Perbedaan lainnya adalah mengenai sumber hukum, dalam sistem hukum civil law sumber hukum yang utama adalah statutes (peraturan tertulis/undang-undang) baru kemudian disamping itu bersumber pada regulations (peraturan-peraturan) dan customs (kebiasaan), sedangkan dalam sistem hukum common law hukum bersumber pada tardition (adat istiadat), customs, dan precedent (putusan pengadilan).
Sistem pembuktian dalam hukum Singapura dengan sistem hukum common law bersifat terbuka, dalam arti untuk membuktikan kebenaran peristiwa di persidangan tidak terikat pada alat bukti yang telah ditentukan scara limitatif dalam undangundang, melainkan memperkenankan segala hal yang dapat dijadikan alat bukti boleh diajukan sebagai bukti ke pengadilan.

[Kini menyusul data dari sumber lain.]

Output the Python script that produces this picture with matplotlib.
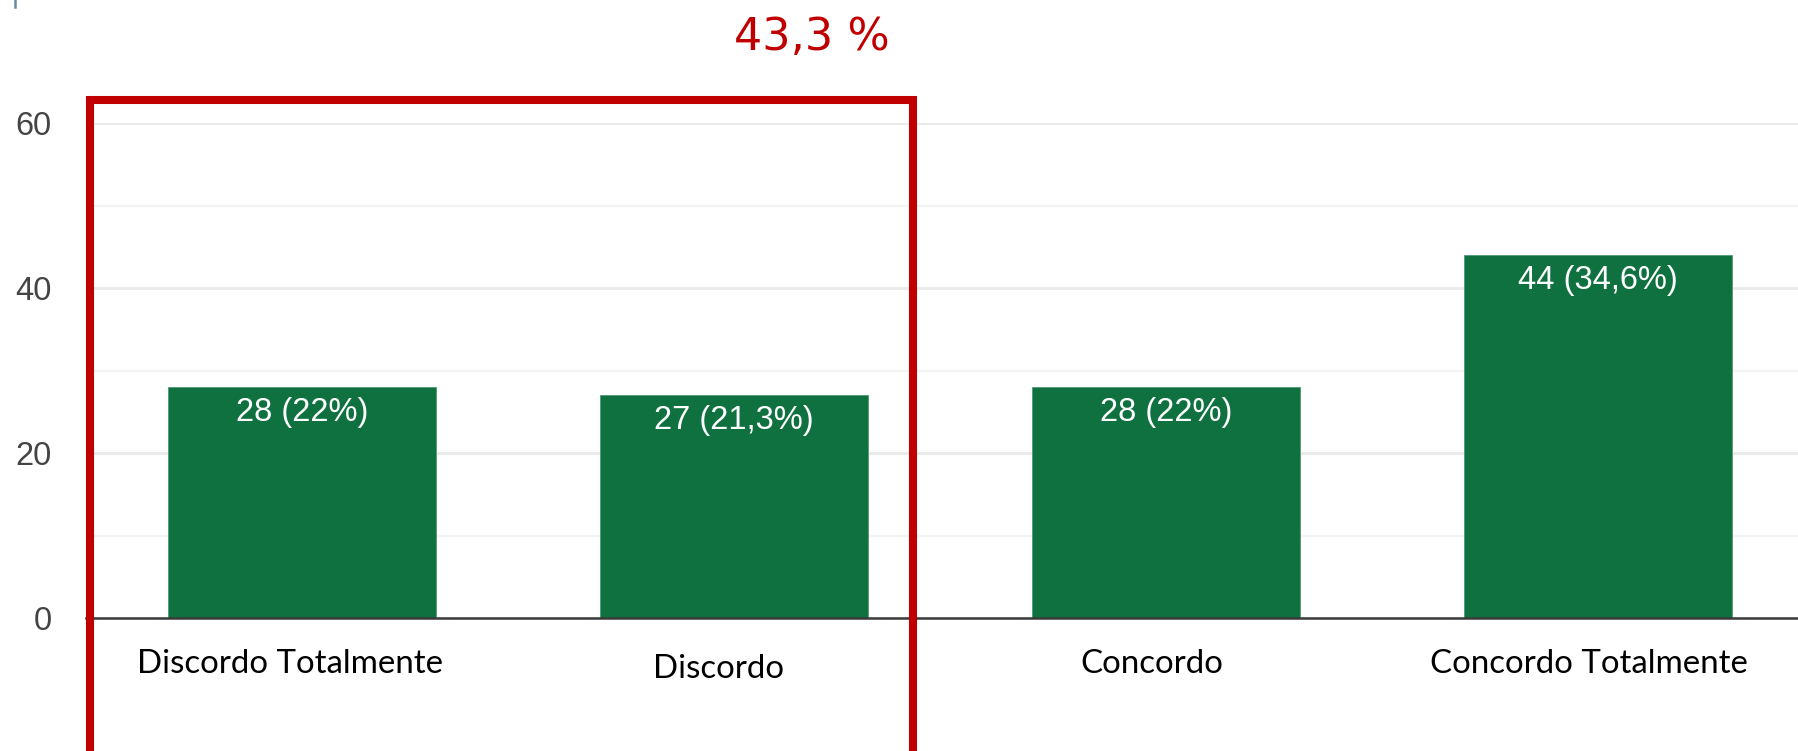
import matplotlib.pyplot as plt
from matplotlib.patches import Rectangle
from matplotlib.lines import Line2D

# Survey answers and counts
categories = ["Discordo Totalmente", "Discordo", "Concordo", "Concordo Totalmente"]
counts = [28, 27, 28, 44]
value_labels = ["28 (22%)", "27 (21,3%)", "28 (22%)", "44 (34,6%)"]
highlight_text = "43,3 %"

W, H = 1799, 751
fig = plt.figure(figsize=(W / 100, H / 100), dpi=100)

# axes placed in pixels of the reference: left 86, x=0 at y=618, 60 at y=123
ax = fig.add_axes([86 / W, (H - 618) / H, (W - 86) / W, (618 - 123) / H])
xs = list(range(len(categories)))

ax.bar(xs, counts, width=0.62, color="#0f7140", edgecolor="#4f9a73",
       linewidth=0.6, zorder=3)

ax.set_xlim(-0.5, -0.5 + (W - 86) / 432)
ax.set_ylim(0, 60)

# grid: strong lines at 20s, faint ones in between
ax.set_yticks([0, 20, 40, 60])
ax.set_yticks([10, 30, 50], minor=True)
ax.grid(axis="y", which="major", color="#ebebeb", linewidth=2.2, zorder=0)
ax.grid(axis="y", which="minor", color="#f4f4f4", linewidth=1.6, zorder=0)
ax.axhline(0, color="#3a3a3a", linewidth=1.8, zorder=4, clip_on=False)

for s in ax.spines.values():
    s.set_visible(False)
ax.set_xticks([])
ax.tick_params(axis="y", which="both", length=0, pad=24.5,
               labelsize=23.5, labelcolor="#444444")
for lab in ax.get_yticklabels():
    lab.set_fontfamily("Liberation Sans")

# value labels inside the bars
for x, c, t in zip(xs, counts, value_labels):
    ax.annotate(t, xy=(x, c), xytext=(0, -7), textcoords="offset points",
                ha="center", va="top", color="white", fontsize=23.5,
                family="Liberation Sans", zorder=5)

# category labels (pasted text boxes, slightly offset)
label_dx = [-8.6, -11.5, -10, -6.5]
label_dy = [-39.6, -43.2, -39.6, -39.6]
for x, name, dx, dy in zip(xs, categories, label_dx, label_dy):
    ax.annotate(name, xy=(x, 0), xytext=(dx, dy), textcoords="offset points",
                ha="center", va="baseline", color="black", fontsize=23.8,
                family="Lato", annotation_clip=False)

# red highlight box around the two "discordo" bars
fig.add_artist(Rectangle((90 / W, (H - 753) / H), (913 - 90) / W, (753 - 100) / H,
                         transform=fig.transFigure, fill=False,
                         edgecolor="#c00000", linewidth=5.8, zorder=10))
fig.text(812 / W, (H - 50) / H, highlight_text, ha="center", va="baseline",
         color="#c00000", fontsize=32, family="DejaVu Sans")

# small leftover mark at the top left
fig.add_artist(Line2D([15 / W, 15 / W], [1, (H - 7) / H], color="#6a86a8",
                      linewidth=1.8))

fig.savefig("out.png", dpi=100)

Berbeda dengan sistem pembuktian perdata di Indonesia dalam sistem hukum civil law, bersifat tertutup dalam arti sistem pembuktian perdata menurut HIR/RBg menentukan bahwa pembuktian baru sah apabila dilakukan dengan menggunakan alat bukti yang tercantum dalam peraturan perundang-undangan yang berlaku, dalam hal ini Pasal 164 HIR yang mengatur alat bukti secara limitatif dan berurutan sebagai nberikut: surat, saksi, persangkaan-persangkaan, pengakuan dan sumpah.